EXERCISE DETAILS:
Leave out the pictures; transcribe all else exactly.

-- Start of DATASET EXTRACT --

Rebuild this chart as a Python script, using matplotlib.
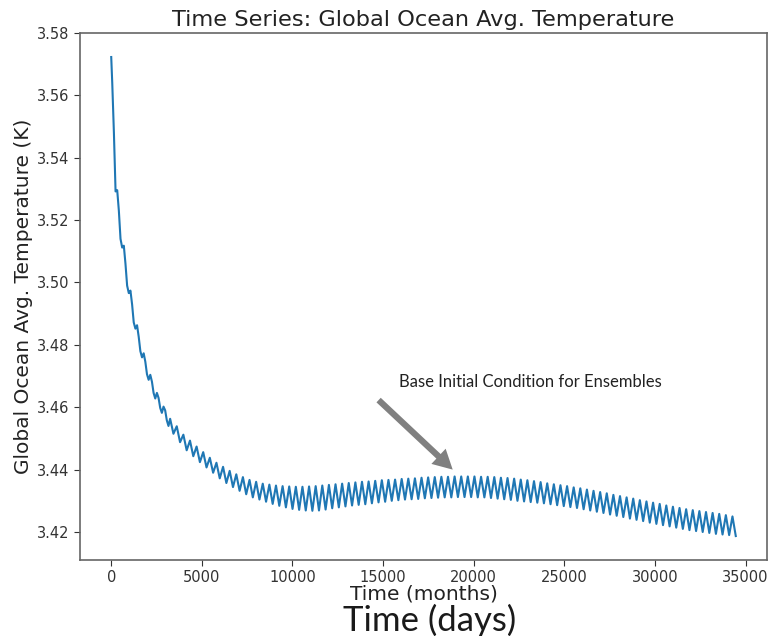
import numpy as np
import matplotlib
matplotlib.use("Agg")
import matplotlib.pyplot as plt

plt.rcParams["font.family"] = ["DejaVu Sans"]

# ---- data ----
# early spin-up: quarter-year samples (days, temperature K)
early_days = [0, 56, 148, 239, 330, 421, 512, 604, 695, 786, 877, 969, 1060,
              1151, 1242, 1334, 1425, 1516, 1607, 1699, 1790, 1881, 1972, 2064,
              2155, 2246, 2337, 2429, 2520, 2611, 2702, 2794, 2885, 2976, 3067, 3159]
early_temp = [3.5723, 3.5640, 3.5480, 3.5292, 3.5296, 3.5230, 3.5140, 3.5112, 3.5118,
              3.5060, 3.4990, 3.4966, 3.4974, 3.4930, 3.4872, 3.4852, 3.4863, 3.4826,
              3.4780, 3.4760, 3.4773, 3.4746, 3.4706, 3.4688, 3.4704, 3.4682, 3.4646,
              3.4628, 3.4646, 3.4630, 3.4598, 3.4582, 3.4602, 3.4590, 3.4558, 3.4540]

# afterwards: yearly seasonal peaks (from day 3250, every 365 days) and the
# troughs half a year later
peak_temp = [3.4563, 3.4539, 3.4512, 3.4493, 3.4474, 3.4456, 3.4438, 3.4422, 3.4409, 3.4396,
             3.4385, 3.4376, 3.4367, 3.4361, 3.4355, 3.4352, 3.4349, 3.4347, 3.4346, 3.4345,
             3.4345, 3.4346, 3.4347, 3.4349, 3.4351, 3.4353, 3.4355, 3.4357, 3.4359, 3.4361,
             3.4362, 3.4364, 3.4366, 3.4367, 3.4368, 3.4370, 3.4371, 3.4372, 3.4374, 3.4375,
             3.4376, 3.4377, 3.4377, 3.4378, 3.4378, 3.4378, 3.4378, 3.4377, 3.4377, 3.4376,
             3.4374, 3.4373, 3.4371, 3.4368, 3.4366, 3.4363, 3.4360, 3.4356, 3.4353, 3.4350,
             3.4347, 3.4343, 3.4340, 3.4336, 3.4332, 3.4328, 3.4324, 3.4319, 3.4315, 3.4311,
             3.4307, 3.4302, 3.4298, 3.4294, 3.4290, 3.4285, 3.4281, 3.4277, 3.4273, 3.4270,
             3.4267, 3.4264, 3.4261, 3.4258, 3.4254, 3.4250]
trough_temp = [3.4515, 3.4488, 3.4462, 3.4443, 3.4424, 3.4407, 3.4390, 3.4372, 3.4357, 3.4344,
               3.4332, 3.4321, 3.4311, 3.4304, 3.4297, 3.4290, 3.4284, 3.4279, 3.4274, 3.4271,
               3.4269, 3.4268, 3.4269, 3.4272, 3.4276, 3.4279, 3.4282, 3.4285, 3.4287, 3.4289,
               3.4292, 3.4295, 3.4297, 3.4300, 3.4302, 3.4304, 3.4305, 3.4306, 3.4308, 3.4309,
               3.4310, 3.4311, 3.4311, 3.4312, 3.4312, 3.4312, 3.4311, 3.4311, 3.4309, 3.4307,
               3.4305, 3.4303, 3.4300, 3.4298, 3.4296, 3.4294, 3.4292, 3.4289, 3.4286, 3.4283,
               3.4280, 3.4277, 3.4273, 3.4269, 3.4265, 3.4261, 3.4256, 3.4252, 3.4248, 3.4243,
               3.4239, 3.4235, 3.4230, 3.4226, 3.4222, 3.4218, 3.4214, 3.4210, 3.4206, 3.4203,
               3.4200, 3.4197, 3.4194, 3.4192, 3.4190, 3.4187]

title = "Time Series: Global Ocean Avg. Temperature"
xlabel = "Time (months)"
ylabel = "Global Ocean Avg. Temperature (K)"
overlay_label = "Time (days)"
note = "Base Initial Condition for Ensembles"
xticks = [0, 5000, 10000, 15000, 20000, 25000, 30000, 35000]
yticks = [3.42, 3.44, 3.46, 3.48, 3.50, 3.52, 3.54, 3.56, 3.58]

# ---- assemble series ----
peak_days = 3250 + 365 * np.arange(len(peak_temp))
trough_days = peak_days + 182.5
late_days = np.empty(2 * len(peak_temp))
late_temp = np.empty(2 * len(peak_temp))
late_days[0::2] = peak_days
late_days[1::2] = trough_days
late_temp[0::2] = peak_temp
late_temp[1::2] = trough_temp
days = np.concatenate([early_days, late_days])
temp = np.concatenate([early_temp, late_temp])

# ---- figure ----
W, H = 772, 636
fig = plt.figure(figsize=(W / 100, H / 100), dpi=100)
ax = fig.add_axes([80 / W, 1 - 560 / H, (767 - 80) / W, (560 - 33) / H])

ax.plot(days, temp, color="#1f77b4", lw=1.5)

ax.set_xticks(xticks)
ax.set_yticks(yticks)
ax.set_yticklabels([f"{v:.2f}" for v in yticks])
ax.tick_params(labelsize=10.5, colors="#333333", length=4)
for s in ax.spines.values():
    s.set_color("#666666")
    s.set_linewidth(1.2)

ax.set_title(title, fontsize=16.2, color="#222222", pad=5)
ax.set_xlabel(xlabel, fontsize=14.5, color="#222222", labelpad=-1)
ax.set_ylabel(ylabel, fontsize=14.5, color="#222222", labelpad=3)

ax.annotate("", xy=(18840, 3.4400), xytext=(14752, 3.4623),
            arrowprops=dict(facecolor="#808080", edgecolor="none",
                            width=4.5, headwidth=15, headlength=14, shrink=0))
ax.text(15857, 3.4681, note, fontsize=12, family=["Lato", "DejaVu Sans"],
        ha="left", va="center", color="#222222")

fig.text(430 / W, 1 - 620.5 / H, overlay_label, fontsize=25,
         family=["Lato", "DejaVu Sans"],
         ha="center", va="center", color="#1a1a1a")

fig.savefig("out.png", dpi=100)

-- End of DATASET EXTRACT --

RESULT OF THE TASK:
Rebuild this chart as a Python script, using matplotlib.
import numpy as np
import matplotlib
matplotlib.use("Agg")
import matplotlib.pyplot as plt

plt.rcParams["font.family"] = ["DejaVu Sans"]

# ---- data ----
# early spin-up: quarter-year samples (days, temperature K)
early_days = [0, 56, 148, 239, 330, 421, 512, 604, 695, 786, 877, 969, 1060,
              1151, 1242, 1334, 1425, 1516, 1607, 1699, 1790, 1881, 1972, 2064,
              2155, 2246, 2337, 2429, 2520, 2611, 2702, 2794, 2885, 2976, 3067, 3159]
early_temp = [3.5723, 3.5640, 3.5480, 3.5292, 3.5296, 3.5230, 3.5140, 3.5112, 3.5118,
              3.5060, 3.4990, 3.4966, 3.4974, 3.4930, 3.4872, 3.4852, 3.4863, 3.4826,
              3.4780, 3.4760, 3.4773, 3.4746, 3.4706, 3.4688, 3.4704, 3.4682, 3.4646,
              3.4628, 3.4646, 3.4630, 3.4598, 3.4582, 3.4602, 3.4590, 3.4558, 3.4540]

# afterwards: yearly seasonal peaks (from day 3250, every 365 days) and the
# troughs half a year later
peak_temp = [3.4563, 3.4539, 3.4512, 3.4493, 3.4474, 3.4456, 3.4438, 3.4422, 3.4409, 3.4396,
             3.4385, 3.4376, 3.4367, 3.4361, 3.4355, 3.4352, 3.4349, 3.4347, 3.4346, 3.4345,
             3.4345, 3.4346, 3.4347, 3.4349, 3.4351, 3.4353, 3.4355, 3.4357, 3.4359, 3.4361,
             3.4362, 3.4364, 3.4366, 3.4367, 3.4368, 3.4370, 3.4371, 3.4372, 3.4374, 3.4375,
             3.4376, 3.4377, 3.4377, 3.4378, 3.4378, 3.4378, 3.4378, 3.4377, 3.4377, 3.4376,
             3.4374, 3.4373, 3.4371, 3.4368, 3.4366, 3.4363, 3.4360, 3.4356, 3.4353, 3.4350,
             3.4347, 3.4343, 3.4340, 3.4336, 3.4332, 3.4328, 3.4324, 3.4319, 3.4315, 3.4311,
             3.4307, 3.4302, 3.4298, 3.4294, 3.4290, 3.4285, 3.4281, 3.4277, 3.4273, 3.4270,
             3.4267, 3.4264, 3.4261, 3.4258, 3.4254, 3.4250]
trough_temp = [3.4515, 3.4488, 3.4462, 3.4443, 3.4424, 3.4407, 3.4390, 3.4372, 3.4357, 3.4344,
               3.4332, 3.4321, 3.4311, 3.4304, 3.4297, 3.4290, 3.4284, 3.4279, 3.4274, 3.4271,
               3.4269, 3.4268, 3.4269, 3.4272, 3.4276, 3.4279, 3.4282, 3.4285, 3.4287, 3.4289,
               3.4292, 3.4295, 3.4297, 3.4300, 3.4302, 3.4304, 3.4305, 3.4306, 3.4308, 3.4309,
               3.4310, 3.4311, 3.4311, 3.4312, 3.4312, 3.4312, 3.4311, 3.4311, 3.4309, 3.4307,
               3.4305, 3.4303, 3.4300, 3.4298, 3.4296, 3.4294, 3.4292, 3.4289, 3.4286, 3.4283,
               3.4280, 3.4277, 3.4273, 3.4269, 3.4265, 3.4261, 3.4256, 3.4252, 3.4248, 3.4243,
               3.4239, 3.4235, 3.4230, 3.4226, 3.4222, 3.4218, 3.4214, 3.4210, 3.4206, 3.4203,
               3.4200, 3.4197, 3.4194, 3.4192, 3.4190, 3.4187]

title = "Time Series: Global Ocean Avg. Temperature"
xlabel = "Time (months)"
ylabel = "Global Ocean Avg. Temperature (K)"
overlay_label = "Time (days)"
note = "Base Initial Condition for Ensembles"
xticks = [0, 5000, 10000, 15000, 20000, 25000, 30000, 35000]
yticks = [3.42, 3.44, 3.46, 3.48, 3.50, 3.52, 3.54, 3.56, 3.58]

# ---- assemble series ----
peak_days = 3250 + 365 * np.arange(len(peak_temp))
trough_days = peak_days + 182.5
late_days = np.empty(2 * len(peak_temp))
late_temp = np.empty(2 * len(peak_temp))
late_days[0::2] = peak_days
late_days[1::2] = trough_days
late_temp[0::2] = peak_temp
late_temp[1::2] = trough_temp
days = np.concatenate([early_days, late_days])
temp = np.concatenate([early_temp, late_temp])

# ---- figure ----
W, H = 772, 636
fig = plt.figure(figsize=(W / 100, H / 100), dpi=100)
ax = fig.add_axes([80 / W, 1 - 560 / H, (767 - 80) / W, (560 - 33) / H])

ax.plot(days, temp, color="#1f77b4", lw=1.5)

ax.set_xticks(xticks)
ax.set_yticks(yticks)
ax.set_yticklabels([f"{v:.2f}" for v in yticks])
ax.tick_params(labelsize=10.5, colors="#333333", length=4)
for s in ax.spines.values():
    s.set_color("#666666")
    s.set_linewidth(1.2)

ax.set_title(title, fontsize=16.2, color="#222222", pad=5)
ax.set_xlabel(xlabel, fontsize=14.5, color="#222222", labelpad=-1)
ax.set_ylabel(ylabel, fontsize=14.5, color="#222222", labelpad=3)

ax.annotate("", xy=(18840, 3.4400), xytext=(14752, 3.4623),
            arrowprops=dict(facecolor="#808080", edgecolor="none",
                            width=4.5, headwidth=15, headlength=14, shrink=0))
ax.text(15857, 3.4681, note, fontsize=12, family=["Lato", "DejaVu Sans"],
        ha="left", va="center", color="#222222")

fig.text(430 / W, 1 - 620.5 / H, overlay_label, fontsize=25,
         family=["Lato", "DejaVu Sans"],
         ha="center", va="center", color="#1a1a1a")

fig.savefig("out.png", dpi=100)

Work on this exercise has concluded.